Unless of course, you toss out some of those problems, and focus on one thing alone — Valeant is not completely imploding and going to zero in the next few months (weeks, days, hours… whatever).
That’s what Mizuho Bank did on Monday. Based on this analysis, the bank just decided to take this baby day by day [from the note, emphasis ours]:
“VRX outfoxes the shorts via financial engineering, in spite of a 2Q:16 miss…
Management reiterated its FY:16 guidance of $9.9-$10.1B in revenue and EPS range of $6.60-$7.00, which we still view as unrealistic given the 2.2% sequential revenue decline in its top 30 products, 3.4% Q/Q decline in U.S. revenue, and significant pressure to cut SG&A spend.
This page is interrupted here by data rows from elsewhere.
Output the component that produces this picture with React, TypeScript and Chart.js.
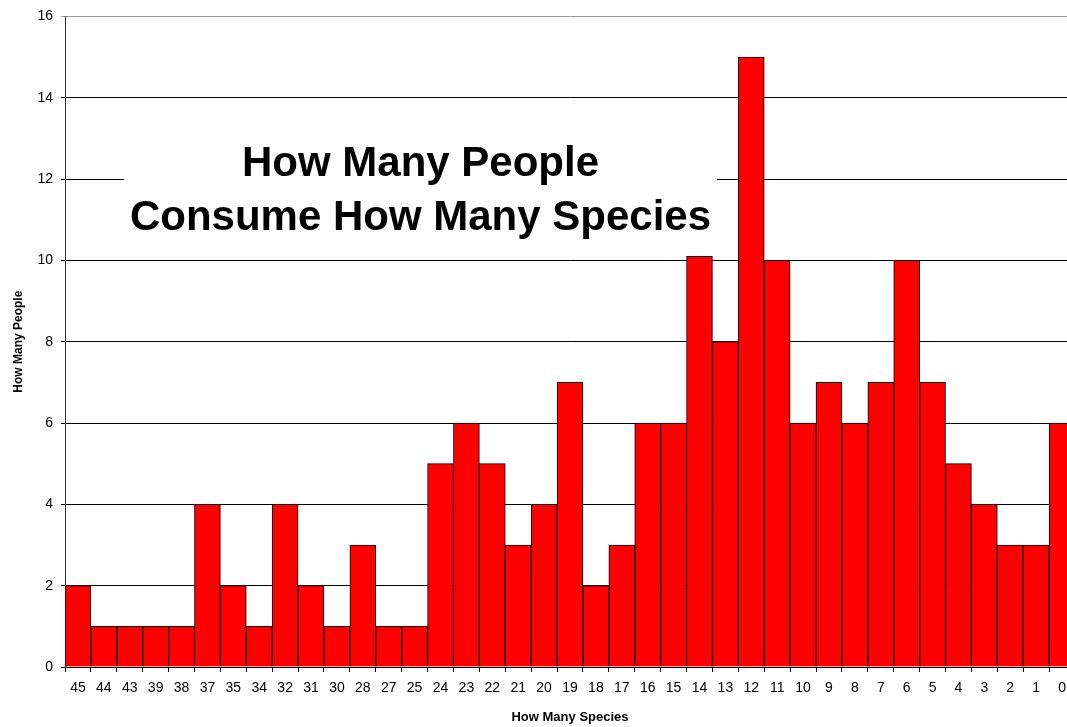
import React, { useEffect, useRef } from "react";
import { Chart, registerables } from "chart.js";

Chart.register(...registerables);

const categories = ["45","44","43","39","38","37","35","34","32","31","30","28","27","25","24","23","22","21","20","19","18","17","16","15","14","13","12","11","10","9","8","7","6","5","4","3","2","1","0"];
const peopleCounts = [2,1,1,1,1,4,2,1,4,2,1,3,1,1,5,6,5,3,4,7,2,3,6,6,10.1,8,15,10,6,7,6,7,10,7,5,4,3,3,6];
const titleLines = ["How Many People", "Consume How Many Species"];
const xAxisTitle = "How Many Species";
const yAxisTitle = "How Many People";

const FONT = "'Liberation Sans', Arial, sans-serif";

const titlePlugin = {
  id: "innerTitle",
  beforeDatasetsDraw(chart: any) {
    const { ctx, chartArea } = chart;
    const left = chartArea.left + 59;
    const right = chartArea.left + 652;
    const top = chartArea.top + 100;
    const bottom = chartArea.top + 228;
    ctx.save();
    ctx.fillStyle = "#ffffff";
    ctx.fillRect(left, top, right - left, bottom - top);
    ctx.fillStyle = "#000000";
    ctx.font = `bold 42px ${FONT}`;
    ctx.textAlign = "center";
    ctx.textBaseline = "middle";
    const cx = (left + right) / 2;
    ctx.fillText(titleLines[0], cx, chartArea.top + 148);
    ctx.fillText(titleLines[1], cx, chartArea.top + 202);
    ctx.restore();
  },
};

export default function App() {
  const canvasRef = useRef<HTMLCanvasElement | null>(null);

  useEffect(() => {
    if (!canvasRef.current) return;
    const chart = new Chart(canvasRef.current, {
      type: "bar",
      data: {
        labels: categories,
        datasets: [
          {
            data: peopleCounts,
            backgroundColor: "#ff0000",
            borderColor: "#000000",
            borderWidth: 1,
            categoryPercentage: 1,
            barPercentage: 1,
          },
        ],
      },
      options: {
        responsive: false,
        animation: false,
        layout: { padding: { top: 16, right: 3, left: 0, bottom: 0 } },
        plugins: {
          legend: { display: false },
          tooltip: { enabled: false },
          title: { display: false },
        },
        scales: {
          x: {
            grid: {
              display: true,
              drawOnChartArea: false,
              drawTicks: true,
              tickLength: 5,
              color: "#000000",
              offset: true,
            },
            border: { display: true, color: "#000000", width: 1 },
            ticks: {
              color: "#000000",
              font: { family: FONT, size: 14 },
              padding: 8,
              maxRotation: 0,
              autoSkip: false,
            },
            title: {
              display: true,
              text: xAxisTitle,
              color: "#000000",
              font: { family: FONT, size: 13, weight: "bold" },
              padding: { top: 0, bottom: 2 },
            },
            afterFit(scale: any) {
              scale.height = 60;
            },
          },
          y: {
            min: 0,
            max: 16,
            grid: {
              color: (ctx: any) => (ctx.tick && ctx.tick.value === 16 ? "#999999" : "#000000"),
              lineWidth: 1,
              drawTicks: true,
              tickLength: 4,
            },
            border: { display: true, color: "#333333", width: 1 },
            ticks: {
              stepSize: 2,
              color: "#000000",
              font: { family: FONT, size: 14 },
              padding: 8,
            },
            title: {
              display: true,
              text: yAxisTitle,
              color: "#000000",
              font: { family: FONT, size: 12, weight: "bold" },
              padding: { top: 11, bottom: 0 },
            },
            afterFit(scale: any) {
              scale.width = 65;
            },
          },
        },
      },
      plugins: [titlePlugin],
    });
    return () => chart.destroy();
  }, []);

  return (
    <div style={{ position: "absolute", left: 0, top: 0, width: 1067, height: 727, overflow: "hidden", background: "#ffffff" }}>
      <canvas ref={canvasRef} width={1078} height={727} style={{ width: 1078, height: 727, display: "block" }} />
    </div>
  );
}
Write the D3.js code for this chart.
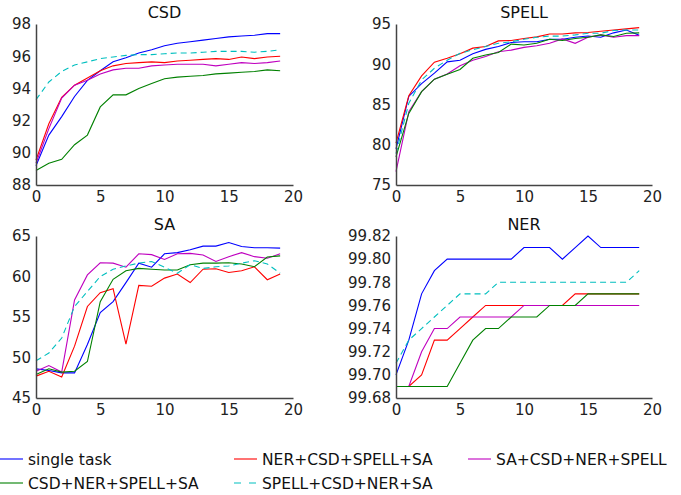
<!DOCTYPE html>
<html><head><meta charset="utf-8">
<script src="https://cdnjs.cloudflare.com/ajax/libs/d3/7.8.5/d3.min.js"></script>
<style>body{margin:0;background:#fff;}svg{display:block;font-family:"DejaVu Sans",sans-serif;}</style>
</head><body><svg id="c" width="681" height="495"></svg>
<script>
const epochs = d3.range(20);
const seriesNames = ["single task","NER+CSD+SPELL+SA","SA+CSD+NER+SPELL","CSD+NER+SPELL+SA","SPELL+CSD+NER+SA"];
const seriesColors = ["#0000ff","#ff0000","#bf00bf","#008000","#00bfbf"];

const csdSingle = [89.2,91.1,92.25,93.5,94.5,95.1,95.65,95.9,96.2,96.4,96.65,96.8,96.9,97.0,97.1,97.2,97.25,97.3,97.4,97.4];
const csdNer    = [89.55,91.8,93.45,94.2,94.65,95.1,95.4,95.55,95.6,95.65,95.6,95.7,95.75,95.8,95.85,95.8,95.95,95.85,95.95,96.0];
const csdSa     = [89.35,91.5,93.4,94.2,94.5,94.9,95.15,95.25,95.25,95.4,95.45,95.5,95.5,95.5,95.4,95.5,95.6,95.55,95.6,95.7];
const csdCsd    = [88.9,89.35,89.6,90.5,91.1,92.85,93.6,93.6,94.0,94.3,94.6,94.7,94.75,94.8,94.9,94.95,95.0,95.05,95.15,95.1];
const csdSpell  = [93.3,94.4,95.05,95.45,95.65,95.85,95.95,96.05,96.1,96.1,96.15,96.2,96.2,96.25,96.3,96.3,96.3,96.25,96.3,96.4];

const spellSingle = [79.5,86.0,87.6,88.9,90.3,90.5,91.3,91.85,92.2,92.7,92.8,92.8,93.1,93.1,93.35,93.5,93.35,93.9,94.25,93.6];
const spellNer    = [80.2,86.1,88.55,90.25,90.75,91.3,92.0,92.2,92.9,92.95,93.2,93.4,93.75,93.75,93.9,93.95,94.1,94.25,94.4,94.55];
const spellSa     = [76.65,84.1,86.6,88.15,88.8,89.8,90.5,90.95,91.55,91.75,92.1,92.3,92.6,93.15,92.6,93.35,93.65,93.35,93.55,93.55];
const spellCsd    = [78.5,83.9,86.6,88.15,88.75,89.35,90.75,91.15,91.45,92.5,92.4,92.6,93.1,92.95,93.2,93.35,93.65,93.45,93.85,93.9];
const spellSpell  = [78.9,85.15,88.05,89.5,90.5,91.35,91.8,92.2,92.6,92.8,93.1,93.35,93.5,93.5,93.65,93.85,93.85,94.2,94.25,94.25];

const saSingle = [48.6,48.4,48.1,48.1,51.6,55.55,56.9,59.25,61.65,61.15,62.8,62.95,63.3,63.75,63.75,64.2,63.7,63.55,63.55,63.5];
const saNer    = [47.7,48.3,47.6,51.4,56.3,58.0,58.5,51.65,58.9,58.8,59.8,60.3,59.25,60.9,60.95,60.5,60.7,61.2,59.6,60.3];
const saSa     = [48.3,49.0,48.2,57.1,60.2,61.7,61.65,61.15,62.8,62.7,62.1,62.8,62.85,62.65,61.85,62.45,62.95,62.45,62.25,62.8];
const saCsd    = [47.9,48.6,48.2,48.3,49.5,56.9,59.65,60.7,61.0,60.9,60.8,60.8,61.45,61.65,61.65,61.7,61.55,61.2,62.4,62.55];
const saSpell  = [49.6,50.55,52.4,56.3,58.15,60.0,60.9,61.3,61.65,61.85,61.15,60.4,61.45,61.0,61.2,61.3,61.65,61.95,61.55,60.4];

const nerSingle = [99.70,99.73,99.77,99.79,99.80,99.80,99.80,99.80,99.80,99.80,99.81,99.81,99.81,99.80,99.81,99.82,99.81,99.81,99.81,99.81];
const nerNer    = [99.69,99.69,99.70,99.73,99.73,99.74,99.75,99.76,99.76,99.76,99.76,99.76,99.76,99.76,99.77,99.77,99.77,99.77,99.77,99.77];
const nerSa     = [99.69,99.69,99.72,99.74,99.74,99.75,99.75,99.75,99.75,99.75,99.76,99.76,99.76,99.76,99.76,99.76,99.76,99.76,99.76,99.76];
const nerCsd    = [99.69,99.69,99.69,99.69,99.69,99.71,99.73,99.74,99.74,99.75,99.75,99.75,99.76,99.76,99.76,99.77,99.77,99.77,99.77,99.77];
const nerSpell  = [99.71,99.73,99.74,99.75,99.76,99.77,99.77,99.77,99.78,99.78,99.78,99.78,99.78,99.78,99.78,99.78,99.78,99.78,99.78,99.79];

const xTicks = [0,5,10,15,20];
const csdTicks = [88,90,92,94,96,98];
const spellTicks = [75,80,85,90,95];
const saTicks = [45,50,55,60,65];
const nerTicks = [99.68,99.70,99.72,99.74,99.76,99.78,99.80,99.82];

const panels = [
  {title:"CSD", data:[csdSingle,csdNer,csdSa,csdCsd,csdSpell], domain:[88,98], ticks:csdTicks, fmt:d3.format("d"), x0:36, x1:293, y0:24, y1:185},
  {title:"SPELL", data:[spellSingle,spellNer,spellSa,spellCsd,spellSpell], domain:[75,95], ticks:spellTicks, fmt:d3.format("d"), x0:396, x1:652, y0:24, y1:185},
  {title:"SA", data:[saSingle,saNer,saSa,saCsd,saSpell], domain:[45,65], ticks:saTicks, fmt:d3.format("d"), x0:36, x1:293, y0:236, y1:398},
  {title:"NER", data:[nerSingle,nerNer,nerSa,nerCsd,nerSpell], domain:[99.68,99.82], ticks:nerTicks, fmt:d3.format(".2f"), x0:396, x1:652, y0:236, y1:398}
];

const svg = d3.select("#c");
panels.forEach(p => {
  const x = d3.scaleLinear().domain([0,20]).range([p.x0,p.x1]);
  const y = d3.scaleLinear().domain(p.domain).range([p.y1,p.y0]);
  const g = svg.append("g");
  const line = d3.line().x((d,i)=>x(epochs[i])).y(d=>y(d));
  p.data.forEach((s,k) => {
    g.append("path").attr("d", line(s)).attr("fill","none")
      .attr("stroke", seriesColors[k]).attr("stroke-width",1.1)
      .attr("stroke-dasharray", k===4 ? "6,4" : null);
  });
  const ya = g.append("g").attr("transform",`translate(${p.x0},0)`)
    .call(d3.axisLeft(y).tickValues(p.ticks).tickFormat(p.fmt).tickSize(0).tickPadding(5));
  const xa = g.append("g").attr("transform",`translate(0,${p.y1})`)
    .call(d3.axisBottom(x).tickValues(xTicks).tickFormat(d3.format("d")).tickSize(0).tickPadding(6));
  [ya,xa].forEach(a => {
    a.select(".domain").attr("stroke","#444").attr("stroke-width",1.5);
    a.selectAll("text").attr("fill","#222").style("font-size","15px").style("font-family","DejaVu Sans");
  });
  g.append("text").attr("x",(p.x0+p.x1)/2).attr("y",p.y0-6).attr("text-anchor","middle")
    .style("font-size","16px").attr("fill","#111").text(p.title);
});

const legendPos = [[0,459],[234,459],[468,459],[0,483],[234,483]];
const lg = svg.append("g");
seriesNames.forEach((n,k) => {
  const [lx,ly] = legendPos[k];
  lg.append("line").attr("x1",lx).attr("x2",lx+23).attr("y1",ly).attr("y2",ly)
    .attr("stroke",seriesColors[k]).attr("stroke-width",1.1).attr("stroke-dasharray", k===4?"7,8":null);
  lg.append("text").attr("x",lx+28).attr("y",ly+5.5).style("font-size","15.5px").attr("fill","#111").text(n);
});
</script></body></html>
However, the stock soared because management announced plans to divest assets and indicated it would amend its debt covenants to avoid default triggers if EBITDA slips below the lower end of guidance. Because there is now a lower likelihood of stock collapse from another guidance miss, we think our short thesis has been debunked and are upgrading VRX to Neutral with a $25 PT based entirely on an optimistic SOTP [sum of the parts] analysis.”
So since the company didn’t go to zero missing guidance, that’s the end of the short thesis on a stock that’s been crashing for almost a year? OK.
Mizuho then goes on to say that management’s estimates for the funds its asset sale would bring in (a sum of the parts analysis selling assets at 11x EBITDA) are “aspirational.” Remember, the market knows Valeant is desperate for cash — but then the bank uses management’s numbers in its analysis anyway.
This is a lot like last November, when Mizuho estimated Valeant would end up trading at $100 a share in a “liquidation scenario” firesale (another sum of the parts analysis). The stock is currently trading at about $28.
And some days the bear gets you
And then there’s Morgan Stanley, whose analysts slapped a $98 price target on the stock back in December (worst case $44 if former CEO Michael Pearson was forced to step down — he did). Most recently the bank slapped an overweight rating on Valeant based solely on the fact that it might get its covenants renegotiated and pay down debt.
“Upgrading Valeant from EW to OW and raising our PT from $33 to $42,” the bank wrote in a note to clients. “Although VRX still faces risks, we see the upside skew as attractive. Risk of severe financial stress should diminish as covenants are renegotiated and VRX pays down debt, and deleveraging should drive equity value accretion.”
So according to this logic, Valeant simply managing to pay back the money it owes should give it a big boost. Forget the fact that the company’s still losing money because its deal with Walgreen’s as a distributor isn’t profitable yet. Forget dismal sales in its top 30 drugs. Forget the lawsuits. Forget the fact that powerful politicians, especially Hillary Clinton, Senator Clare McCaskill (D-MO) and Senator Susan Collins (R-ME) is still giving it a hard look over its drug pricing practices.
And of course forget that the covenants haven’t been renegotiated yet. Finding out that Valeant is under criminal investigation may not have pleased lenders.
The following, after all, is part of the agreement they signed with the company. They have a right to walk away in the event of adverse proceedings:
“Adverse Proceeding ” means any action, suit, claim, proceeding, hearing (in each case, whether administrative, judicial or otherwise), governmental investigation or arbitration (whether or not purportedly on behalf of Borrower or any of its Subsidiaries) pursuant to any statute, regulation, ordinance, common law, equity or any other legal principle or process, or before or by any Governmental Authority, domestic or foreign (including any Environmental Claims), whether pending or, to the knowledge of Borrower or any of its Subsidiaries, threatened against or affecting Borrower or any of its Subsidiaries or any property of Borrower or any of its Subsidiaries.
Valeant did not respond to Business Insider’s request for comment on that issue.